3953.20 Prior approval required for acquisition of other title insurance company.

(A) A title insurance company organized and incorporated under the laws of this state may issue stock in exchange for all or any part of the assets or stock of a domestic or foreign title insurance company if, in advance thereof, a plan or agreement of acquisition has been filed with the superintendent of insurance. The superintendent shall examine the terms and conditions of such plan or agreement of acquisition, and of any exchange of shares or securities pursuant thereto, after holding a hearing at which all persons or parties to whom it is proposed to issue shares or securities in such exchange shall have the right to appear. After such hearing, the superintendent shall either approve or disapprove the fairness of such terms and conditions of such acquisition and exchange. The superintendent shall give approval within a reasonable time after filing of a plan or agreement unless he finds such plan or agreement:

(1) Is contrary to law;

(2) Is inequitable to the stockholders of any title insurance company involved; or

(3) Would substantially reduce the security of and services to be rendered to policyholders of the domestic title insurance company in this state or elsewhere.

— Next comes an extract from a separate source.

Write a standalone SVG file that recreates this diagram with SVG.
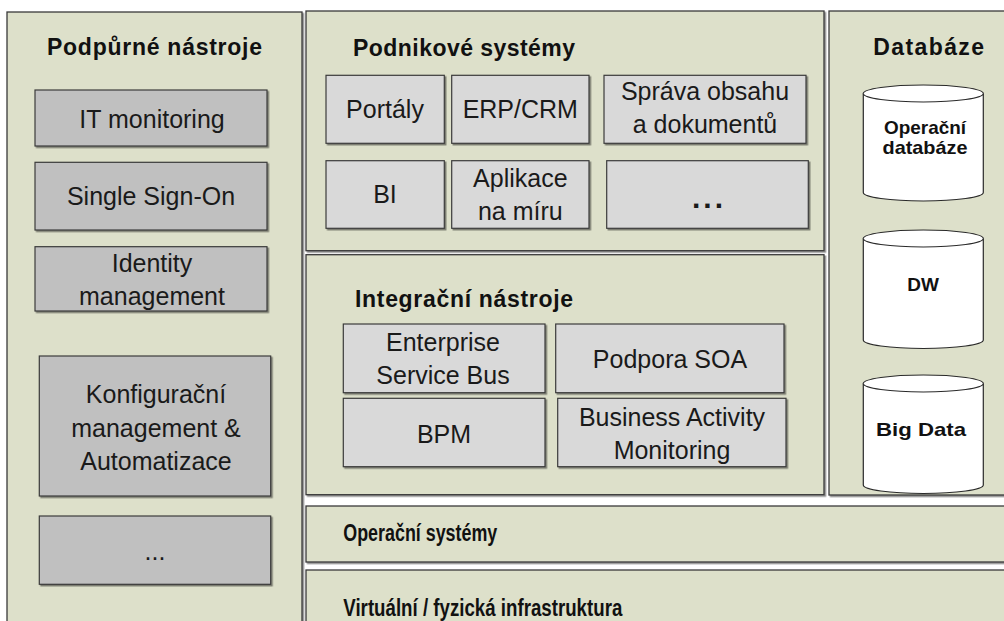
<svg xmlns="http://www.w3.org/2000/svg" width="1004" height="621" viewBox="0 0 1004 621">
<defs>
<filter id="ds" x="-5%" y="-5%" width="110%" height="110%">
<feDropShadow dx="1.5" dy="1.5" stdDeviation="0.4" flood-color="#000" flood-opacity="0.45"/>
</filter>
<style>
.panel{fill:#DDE0CA;stroke:#3a3a3a;stroke-width:1.3;filter:url(#ds)}
.boxL{fill:#C0C0C0;stroke:#3a3a3a;stroke-width:1.2;filter:url(#ds)}
.boxM{fill:#D9D9D9;stroke:#3a3a3a;stroke-width:1.2;filter:url(#ds)}
.cyl{fill:#FFFFFF;stroke:#2a2a2a;stroke-width:1.2}
.t{font-family:"Liberation Sans",Arial,sans-serif;font-weight:bold;font-size:23px;fill:#111}
.t2{font-family:"Liberation Sans",Arial,sans-serif;font-weight:bold;font-size:23px;fill:#111}
.b{font-family:"Liberation Sans",Arial,sans-serif;font-size:25px;fill:#1a1a1a;text-anchor:middle}
.c{font-family:"Liberation Sans",Arial,sans-serif;font-weight:bold;font-size:19px;fill:#111;text-anchor:middle}
</style>
</defs>
<rect width="1004" height="621" fill="#FFFFFF"/>

<g id="podpurne-nastroje">
<rect class="panel" x="7" y="12" width="295" height="630"/>
<text class="t" x="47" y="55" textLength="215" lengthAdjust="spacing">Podpůrné nástroje</text>
</g>
<g id="it-monitoring">
<rect class="boxL" x="35" y="90" width="232" height="56"/>
<text class="b" x="152" y="127.5">IT monitoring</text>
</g>
<g id="single-sign-on">
<rect class="boxL" x="35" y="162.3" width="232" height="67.7"/>
<text class="b" x="151" y="205">Single Sign-On</text>
</g>
<g id="identity-management">
<rect class="boxL" x="35" y="246.7" width="232" height="64.3"/>
<text class="b" x="152" y="272">Identity</text>
<text class="b" x="152" y="305">management</text>
</g>
<g id="konfiguracni-management">
<rect class="boxL" x="39.3" y="356" width="231.4" height="140"/>
<text class="b" x="156" y="403.3">Konfigurační</text>
<text class="b" x="156" y="436.7">management &amp;</text>
<text class="b" x="156" y="470">Automatizace</text>
</g>
<g id="podpurne-dalsi">
<rect class="boxL" x="39.3" y="516" width="231.4" height="68.3"/>
<text class="b" x="155" y="560">...</text>
</g>

<g id="podnikove-systemy">
<rect class="panel" x="306" y="11" width="518" height="239.7"/>
<text class="t" x="353" y="56" textLength="222" lengthAdjust="spacing">Podnikové systémy</text>
</g>
<g id="portaly">
<rect class="boxM" x="326" y="75.3" width="118.3" height="68"/>
<text class="b" x="385" y="118.3">Portály</text>
</g>
<g id="erp-crm">
<rect class="boxM" x="451.7" y="75.3" width="137.3" height="68"/>
<text class="b" x="520.3" y="118.3">ERP/CRM</text>
</g>
<g id="sprava-obsahu">
<rect class="boxM" x="604" y="75.3" width="202" height="68"/>
<text class="b" x="705" y="100">Správa obsahu</text>
<text class="b" x="705" y="133.3">a dokumentů</text>
</g>
<g id="bi">
<rect class="boxM" x="326" y="160.7" width="118.3" height="67.6"/>
<text class="b" x="385" y="203.3">BI</text>
</g>
<g id="aplikace-na-miru">
<rect class="boxM" x="451.7" y="160.7" width="137.3" height="67.6"/>
<text class="b" x="520.3" y="186.7">Aplikace</text>
<text class="b" x="520.3" y="220">na míru</text>
</g>
<g id="podnikove-dalsi">
<rect class="boxM" x="606.7" y="160.7" width="201.6" height="67.6"/>
<text class="b" x="707.5" y="208" style="font-weight:bold;font-size:30px" textLength="31" lengthAdjust="spacing">...</text>
</g>

<g id="integracni-nastroje">
<rect class="panel" x="306" y="254.7" width="518" height="240"/>
<text class="t" x="355" y="307.3" textLength="218" lengthAdjust="spacing">Integrační nástroje</text>
</g>
<g id="enterprise-service-bus">
<rect class="boxM" x="343.3" y="324" width="201.7" height="68.7"/>
<text class="b" x="443" y="350.7">Enterprise</text>
<text class="b" x="443" y="384">Service Bus</text>
</g>
<g id="podpora-soa">
<rect class="boxM" x="555.7" y="324" width="228.3" height="68.7"/>
<text class="b" x="670" y="368.3">Podpora SOA</text>
</g>
<g id="bpm">
<rect class="boxM" x="343.3" y="398.3" width="201.7" height="68.4"/>
<text class="b" x="444" y="443.3">BPM</text>
</g>
<g id="business-activity-monitoring">
<rect class="boxM" x="557.7" y="398.3" width="228.3" height="68.4"/>
<text class="b" x="672" y="425.7">Business Activity</text>
<text class="b" x="672" y="459">Monitoring</text>
</g>

<g id="databaze">
<rect class="panel" x="829" y="11" width="190" height="484"/>
<text class="t" x="873.3" y="55" textLength="110.7" lengthAdjust="spacing">Databáze</text>
</g>
<g id="operacni-databaze">
<path class="cyl" d="M863.3,93.5 A60,8.5 0 0 1 983.3,93.5 V192.5 A60,8.5 0 0 1 863.3,192.5 Z"/>
<path class="cyl" fill="none" d="M863.3,93.5 A60,8.5 0 0 0 983.3,93.5"/>
<text class="c" x="925" y="134" textLength="82" lengthAdjust="spacingAndGlyphs">Operační</text>
<text class="c" x="925" y="153.5" textLength="85" lengthAdjust="spacingAndGlyphs">databáze</text>
</g>
<g id="dw">
<path class="cyl" d="M863.3,238.5 A60,8.5 0 0 1 983.3,238.5 V340 A60,8.5 0 0 1 863.3,340 Z"/>
<path class="cyl" fill="none" d="M863.3,238.5 A60,8.5 0 0 0 983.3,238.5"/>
<text class="c" x="923" y="290.5">DW</text>
</g>
<g id="big-data">
<path class="cyl" d="M863.3,383.5 A60,8.5 0 0 1 983.3,383.5 V485 A60,8.5 0 0 1 863.3,485 Z"/>
<path class="cyl" fill="none" d="M863.3,383.5 A60,8.5 0 0 0 983.3,383.5"/>
<text class="c" x="921" y="435.5" textLength="90" lengthAdjust="spacingAndGlyphs">Big Data</text>
</g>

<g id="operacni-systemy">
<rect class="panel" x="306" y="506" width="710" height="56"/>
<text class="t2" x="343.3" y="540.5" textLength="154" lengthAdjust="spacingAndGlyphs">Operační systémy</text>
</g>
<g id="virtualni-infrastruktura">
<rect class="panel" x="306" y="570" width="710" height="70"/>
<text class="t2" x="343.3" y="615.5" textLength="279" lengthAdjust="spacingAndGlyphs">Virtuální / fyzická infrastruktura</text>
</g>

<g id="connectors"/>
</svg>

(B) No director, officer, agent, or employee of any title insurance company party to such acquisition shall receive any fee, commission, compensation, or other valuable consideration whatsoever for in any manner aiding, promoting, or assisting therein, except as set forth in such plan or agreement.

(C) If the superintendent does not approve any such plan or agreement, he shall notify the title insurance company in writing, specifying in detail his reasons therefor.